2. I Will Teach You to Be Rich — Ramit Sethi
Why it's second: Finally, a personal finance book that's actually fun to read and tells you EXACTLY what to do, not just platitudes.
Key takeaways:
- The Ladder of Personal Finance: 401k match → high-interest debt → Roth IRA → more 401k → taxable investing
- Automate everything: savings, bills, investments — remove willpower from the equation
- Your biggest wins are negotiating salary and eliminating fees, not skipping lattes
- Scripts for calling your credit card company, negotiating rent, and landing raises
Who it's for: 22–35 year olds who want a concrete playbook, not just principles.
3. Rich Dad Poor Dad — Robert Kiyosaki
Why it's third: The asset/liability framework is foundational. It will change how you look at every purchase for the rest of your life.
Key takeaways:
- The rich buy assets; the middle class buys liabilities they think are assets
- Your house may not be an asset — it costs you money every month
- Escape the "rat race": build income streams that don't require your time
The caveat: Some of the real estate and tax advice is dated or oversimplified. Read it for the mindset, not the specific strategies.
Who it's for: Anyone who grew up thinking "get a good job" was the wealth-building plan.
4. Your Money or Your Life — Vicki Robin
Why it's fourth: This book will make you question every discretionary purchase in the best possible way.
Key takeaways:
- Calculate your "real hourly wage" (salary minus work-related expenses divided by true hours worked) — it's almost always lower than you think
- Every purchase = trading life energy. Is this thing worth X hours of your life?
- The concept of "enough" — the point where more spending stops adding happiness
- The FIRE (Financial Independence, Retire Early) movement grew directly from this book
Who it's for: High earners who feel their lifestyle is consuming their life.
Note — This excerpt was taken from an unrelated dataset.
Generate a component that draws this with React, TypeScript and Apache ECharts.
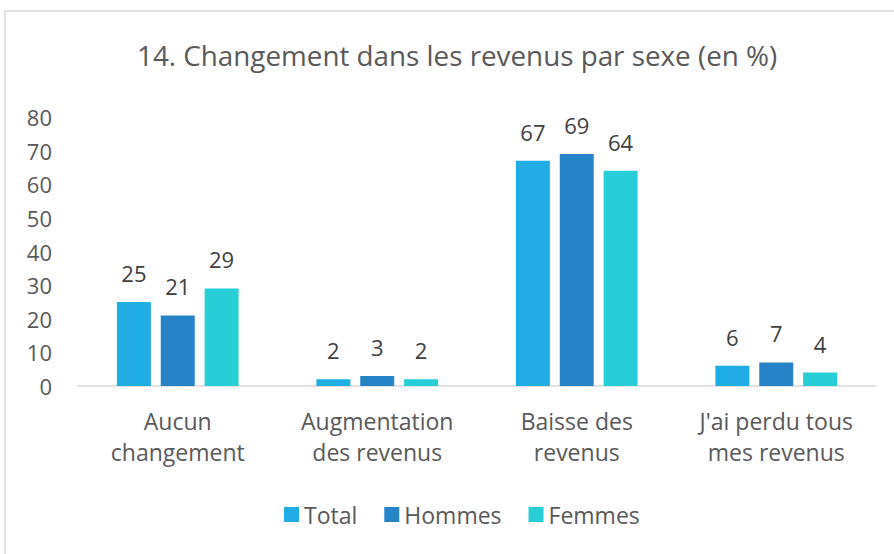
import React, { useEffect, useRef } from "react";
import * as echarts from "echarts";

const categories = ["Aucun\nchangement", "Augmentation\ndes revenus", "Baisse des\nrevenus", "J'ai perdu tous\nmes revenus"];
const seriesNames = ["Total", "Hommes", "Femmes"];
const totalValues = [25, 2, 67, 6];
const hommesValues = [21, 3, 69, 7];
const femmesValues = [29, 2, 64, 4];
const yTicks = [0, 10, 20, 30, 40, 50, 60, 70, 80];

const colors = ["#1fade4", "#2683c6", "#27ced7"];
const FONT = "Open Sans";

export default function App() {
  const ref = useRef<HTMLDivElement>(null);
  useEffect(() => {
    if (!ref.current) return;
    const chart = echarts.init(ref.current, undefined, { renderer: "svg" });
    const values = [totalValues, hommesValues, femmesValues];
    chart.setOption({
      animation: false,
      backgroundColor: "#ffffff",
      textStyle: { fontFamily: FONT },
      title: {
        text: "14. Changement dans les revenus par sexe (en %)",
        left: 137,
        top: 41,
        padding: 0,
        textStyle: { fontFamily: FONT, fontSize: 27.8, fontWeight: "normal", color: "#595959" },
      },
      graphic: [
        {
          type: "rect",
          shape: { x: 5, y: 11, width: 900, height: 560 },
          style: { fill: "none", stroke: "#d9d9d9", lineWidth: 1.5 },
          silent: true,
          z: -1,
        },
      ],
      legend: {
        data: seriesNames,
        bottom: 23,
        left: 279,
        itemWidth: 15,
        itemHeight: 15,
        itemGap: 27,
        icon: "rect",
        textStyle: { fontFamily: FONT, fontSize: 23, color: "#595959" },
      },
      grid: { left: 78, right: 18, top: 117, bottom: 168 },
      xAxis: {
        type: "category",
        data: categories,
        axisLine: { show: true, lineStyle: { color: "#d9d9d9", width: 1.5 } },
        axisTick: { show: false },
        axisLabel: { fontFamily: FONT, fontSize: 23, color: "#595959", lineHeight: 31, margin: 19 },
      },
      yAxis: {
        type: "value",
        min: yTicks[0],
        max: yTicks[yTicks.length - 1],
        interval: 10,
        axisLine: { show: false },
        axisTick: { show: false },
        splitLine: { show: false },
        axisLabel: { fontFamily: FONT, fontSize: 22, color: "#595959", margin: 26 },
      },
      series: seriesNames.map((name, i) => ({
        name,
        type: "bar",
        data: values[i],
        barWidth: 34,
        barGap: "29%",
        itemStyle: { color: colors[i] },
        label: {
          show: true,
          position: "top",
          distance: 18,
          fontFamily: FONT,
          fontSize: 22,
          color: "#404040",
        },
      })),
    });
    return () => chart.dispose();
  }, []);
  return <div ref={ref} style={{ position: "fixed", left: 0, top: 0, width: 894, height: 554 }} />;
}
5. The Millionaire Next Door — Thomas Stanley
Why it's fifth: The most important antidote to lifestyle inflation you can read.
Key takeaways:
- Most millionaires in America live in middle-class neighborhoods, drive used cars, and don't look wealthy
- "Big hat, no cattle" — the people who look wealthy usually aren't
- Prodigious Accumulators of Wealth (PAW) vs Under Accumulators (UAW) — which are you?
- The wealth equation: (Age × Income) / 10 = expected net worth. Where do you stand?
Who it's for: Anyone who has ever increased their lifestyle the moment their income increased.
Reading Order Recommendation
- Psychology of Money — mindset foundation
- I Will Teach You to Be Rich — concrete action plan
- Rich Dad Poor Dad — asset/liability framework
- Millionaire Next Door — lifestyle reality check
- Your Money or Your Life — values alignment
The Meta-Lesson
All five books agree on one thing: wealth is built by the gap between what you earn and what you spend, invested consistently over decades. The specifics vary. The principle doesn't.